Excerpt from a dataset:
%%

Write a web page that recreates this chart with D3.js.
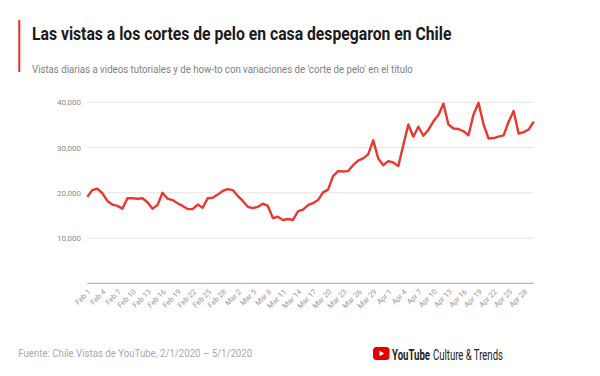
<!DOCTYPE html>
<html>
<head>
<meta charset="utf-8">
<script src="https://cdn.jsdelivr.net/npm/d3@7"></script>
<style>
  body { margin: 0; background: #fff; }
  svg { display: block; font-family: Roboto, "Noto Sans", sans-serif; }
</style>
</head>
<body>
<svg id="chart"></svg>
<script>
// daily views, Feb 1 2020 -> Apr 30 2020
const views = [
  19100, 20600, 20900, 19900, 18200, 17400, 17100, 16500, 18800, 18800,
  18700, 18800, 17900, 16500, 17300, 20000, 18700, 18400, 17700, 17100,
  16400, 16400, 17400, 16700, 18800, 18900, 19600, 20400, 20800, 20600,
  19300, 18200, 16900, 16600, 16900, 17600, 17100, 14400, 14700, 14000,
  14200, 14000, 15900, 16300, 17300, 17700, 18400, 20100, 20700, 23700,
  24800, 24700, 24800, 26100, 27100, 27600, 28500, 31600, 27600, 26100,
  27000, 26700, 25900, 30500, 35100, 32400, 34600, 32600, 33900, 35800,
  37200, 39700, 35100, 34200, 34100, 33600, 32700, 37300, 39900, 35100,
  32000, 32100, 32400, 32700, 35700, 38100, 33100, 33400, 34000, 35700
];
const startDate = new Date(2020, 1, 1);
const yTicks = [10000, 20000, 30000, 40000];
const tickEvery = 3;

const title = "Las vistas a los cortes de pelo en casa despegaron en Chile";
const subtitle = "Vistas diarias a videos tutoriales y de how-to con variaciones de 'corte de pelo' en el título";
const source = "Fuente: Chile Vistas de YouTube, 2/1/2020 – 5/1/2020";

const width = 600, height = 376;
const margin = {top: 102.3, right: 66.3, bottom: 92.7, left: 87.3};

const svg = d3.select("#chart").attr("width", width).attr("height", height);

const data = views.map((v, i) => ({date: d3.timeDay.offset(startDate, i), value: v}));

const x = d3.scaleTime()
  .domain(d3.extent(data, d => d.date))
  .range([margin.left, width - margin.right]);

const y = d3.scaleLinear()
  .domain([0, 40000])
  .range([height - margin.bottom, margin.top]);

// squeeze a text horizontally so it spans the given width
function fitText(sel, x0, y0, w) {
  const natural = sel.node().getComputedTextLength();
  sel.attr("transform", `translate(${x0},${y0}) scale(${w / natural},1)`);
}

// header
svg.append("rect")
  .attr("x", 18.3).attr("y", 20).attr("width", 2).attr("height", 52)
  .attr("fill", "#ee2a24");

svg.append("text")
  .attr("font-size", 17.5).attr("font-weight", 700).attr("fill", "#1a1a1a")
  .text(title)
  .call(fitText, 32, 40, 420);

svg.append("text")
  .attr("font-size", 10.5).attr("fill", "#808080")
  .text(subtitle)
  .call(fitText, 32, 73, 381);

// grid
svg.append("g")
  .selectAll("line")
  .data(yTicks)
  .join("line")
  .attr("x1", margin.left).attr("x2", width - margin.right)
  .attr("y1", d => y(d)).attr("y2", d => y(d))
  .attr("stroke", "#e4e4e4").attr("stroke-width", 1);

svg.append("g")
  .selectAll("text")
  .data(yTicks)
  .join("text")
  .attr("x", 81).attr("y", d => y(d) + 3)
  .attr("text-anchor", "end")
  .attr("font-size", 8).attr("fill", "#8a8a8a")
  .text(d3.format(","));

// baseline axis
svg.append("line")
  .attr("x1", margin.left).attr("x2", width - margin.right)
  .attr("y1", y(0)).attr("y2", y(0))
  .attr("stroke", "#b8b8b8").attr("stroke-width", 1.2);

const tickDates = data.filter((d, i) => i % tickEvery === 0).map(d => d.date);
const fmt = d3.timeFormat("%b %-d");

svg.append("g")
  .selectAll("text")
  .data(tickDates)
  .join("text")
  .attr("transform", d => `translate(${x(d) + 4},${y(0) + 9}) rotate(-45)`)
  .attr("text-anchor", "end")
  .attr("font-size", 7.5).attr("fill", "#999")
  .text(fmt);

// line
const line = d3.line()
  .x(d => x(d.date))
  .y(d => y(d.value));

svg.append("path")
  .datum(data)
  .attr("d", line)
  .attr("fill", "none")
  .attr("stroke", "#e8382f")
  .attr("stroke-width", 2.4)
  .attr("stroke-linejoin", "round");

// footer
svg.append("text")
  .attr("font-size", 10.5).attr("fill", "#a8a8a8")
  .text(source)
  .call(fitText, 18.3, 357, 234);

const logo = svg.append("g").attr("transform", "translate(373,347)");
logo.append("rect")
  .attr("width", 16.5).attr("height", 13).attr("rx", 3.5)
  .attr("fill", "#e00000");
logo.append("path")
  .attr("d", "M6.5,3.8 L11.3,6.5 L6.5,9.2 Z")
  .attr("fill", "#fff");

svg.append("text")
  .attr("font-size", 14).attr("font-weight", 700).attr("fill", "#212121")
  .text("YouTube")
  .call(fitText, 392, 359.5, 38);

svg.append("text")
  .attr("font-size", 14).attr("fill", "#212121")
  .text("Culture & Trends")
  .call(fitText, 433, 359.5, 70);
</script>
</body>
</html>
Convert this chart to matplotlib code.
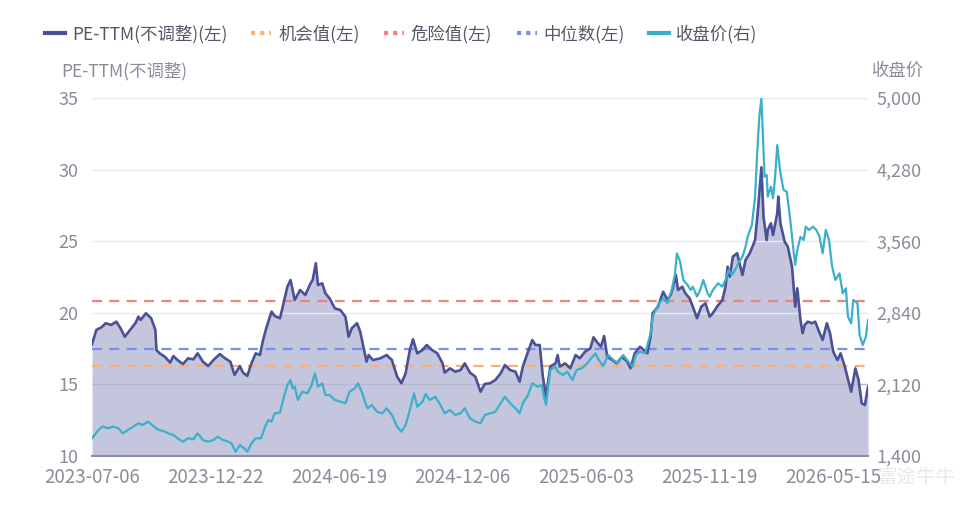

%%

## What you will do
Except for the pictures, copy every line of the records above exactly.

## Task output
Write a web page that recreates this chart with D3.js.
<!DOCTYPE html>
<html>
<head>
<meta charset="utf-8">
<script src="https://cdn.jsdelivr.net/npm/d3@7"></script>
<style>
  body { margin: 0; background: #fff; }
  svg { display: block; font-family: Roboto, "Noto Sans", sans-serif; }
</style>
</head>
<body>
<svg id="chart"></svg>
<script>
// daily views, Feb 1 2020 -> Apr 30 2020
const views = [
  19100, 20600, 20900, 19900, 18200, 17400, 17100, 16500, 18800, 18800,
  18700, 18800, 17900, 16500, 17300, 20000, 18700, 18400, 17700, 17100,
  16400, 16400, 17400, 16700, 18800, 18900, 19600, 20400, 20800, 20600,
  19300, 18200, 16900, 16600, 16900, 17600, 17100, 14400, 14700, 14000,
  14200, 14000, 15900, 16300, 17300, 17700, 18400, 20100, 20700, 23700,
  24800, 24700, 24800, 26100, 27100, 27600, 28500, 31600, 27600, 26100,
  27000, 26700, 25900, 30500, 35100, 32400, 34600, 32600, 33900, 35800,
  37200, 39700, 35100, 34200, 34100, 33600, 32700, 37300, 39900, 35100,
  32000, 32100, 32400, 32700, 35700, 38100, 33100, 33400, 34000, 35700
];
const startDate = new Date(2020, 1, 1);
const yTicks = [10000, 20000, 30000, 40000];
const tickEvery = 3;

const title = "Las vistas a los cortes de pelo en casa despegaron en Chile";
const subtitle = "Vistas diarias a videos tutoriales y de how-to con variaciones de 'corte de pelo' en el título";
const source = "Fuente: Chile Vistas de YouTube, 2/1/2020 – 5/1/2020";

const width = 600, height = 376;
const margin = {top: 102.3, right: 66.3, bottom: 92.7, left: 87.3};

const svg = d3.select("#chart").attr("width", width).attr("height", height);

const data = views.map((v, i) => ({date: d3.timeDay.offset(startDate, i), value: v}));

const x = d3.scaleTime()
  .domain(d3.extent(data, d => d.date))
  .range([margin.left, width - margin.right]);

const y = d3.scaleLinear()
  .domain([0, 40000])
  .range([height - margin.bottom, margin.top]);

// squeeze a text horizontally so it spans the given width
function fitText(sel, x0, y0, w) {
  const natural = sel.node().getComputedTextLength();
  sel.attr("transform", `translate(${x0},${y0}) scale(${w / natural},1)`);
}

// header
svg.append("rect")
  .attr("x", 18.3).attr("y", 20).attr("width", 2).attr("height", 52)
  .attr("fill", "#ee2a24");

svg.append("text")
  .attr("font-size", 17.5).attr("font-weight", 700).attr("fill", "#1a1a1a")
  .text(title)
  .call(fitText, 32, 40, 420);

svg.append("text")
  .attr("font-size", 10.5).attr("fill", "#808080")
  .text(subtitle)
  .call(fitText, 32, 73, 381);

// grid
svg.append("g")
  .selectAll("line")
  .data(yTicks)
  .join("line")
  .attr("x1", margin.left).attr("x2", width - margin.right)
  .attr("y1", d => y(d)).attr("y2", d => y(d))
  .attr("stroke", "#e4e4e4").attr("stroke-width", 1);

svg.append("g")
  .selectAll("text")
  .data(yTicks)
  .join("text")
  .attr("x", 81).attr("y", d => y(d) + 3)
  .attr("text-anchor", "end")
  .attr("font-size", 8).attr("fill", "#8a8a8a")
  .text(d3.format(","));

// baseline axis
svg.append("line")
  .attr("x1", margin.left).attr("x2", width - margin.right)
  .attr("y1", y(0)).attr("y2", y(0))
  .attr("stroke", "#b8b8b8").attr("stroke-width", 1.2);

const tickDates = data.filter((d, i) => i % tickEvery === 0).map(d => d.date);
const fmt = d3.timeFormat("%b %-d");

svg.append("g")
  .selectAll("text")
  .data(tickDates)
  .join("text")
  .attr("transform", d => `translate(${x(d) + 4},${y(0) + 9}) rotate(-45)`)
  .attr("text-anchor", "end")
  .attr("font-size", 7.5).attr("fill", "#999")
  .text(fmt);

// line
const line = d3.line()
  .x(d => x(d.date))
  .y(d => y(d.value));

svg.append("path")
  .datum(data)
  .attr("d", line)
  .attr("fill", "none")
  .attr("stroke", "#e8382f")
  .attr("stroke-width", 2.4)
  .attr("stroke-linejoin", "round");

// footer
svg.append("text")
  .attr("font-size", 10.5).attr("fill", "#a8a8a8")
  .text(source)
  .call(fitText, 18.3, 357, 234);

const logo = svg.append("g").attr("transform", "translate(373,347)");
logo.append("rect")
  .attr("width", 16.5).attr("height", 13).attr("rx", 3.5)
  .attr("fill", "#e00000");
logo.append("path")
  .attr("d", "M6.5,3.8 L11.3,6.5 L6.5,9.2 Z")
  .attr("fill", "#fff");

svg.append("text")
  .attr("font-size", 14).attr("font-weight", 700).attr("fill", "#212121")
  .text("YouTube")
  .call(fitText, 392, 359.5, 38);

svg.append("text")
  .attr("font-size", 14).attr("fill", "#212121")
  .text("Culture & Trends")
  .call(fitText, 433, 359.5, 70);
</script>
</body>
</html>
Convert this chart to matplotlib code.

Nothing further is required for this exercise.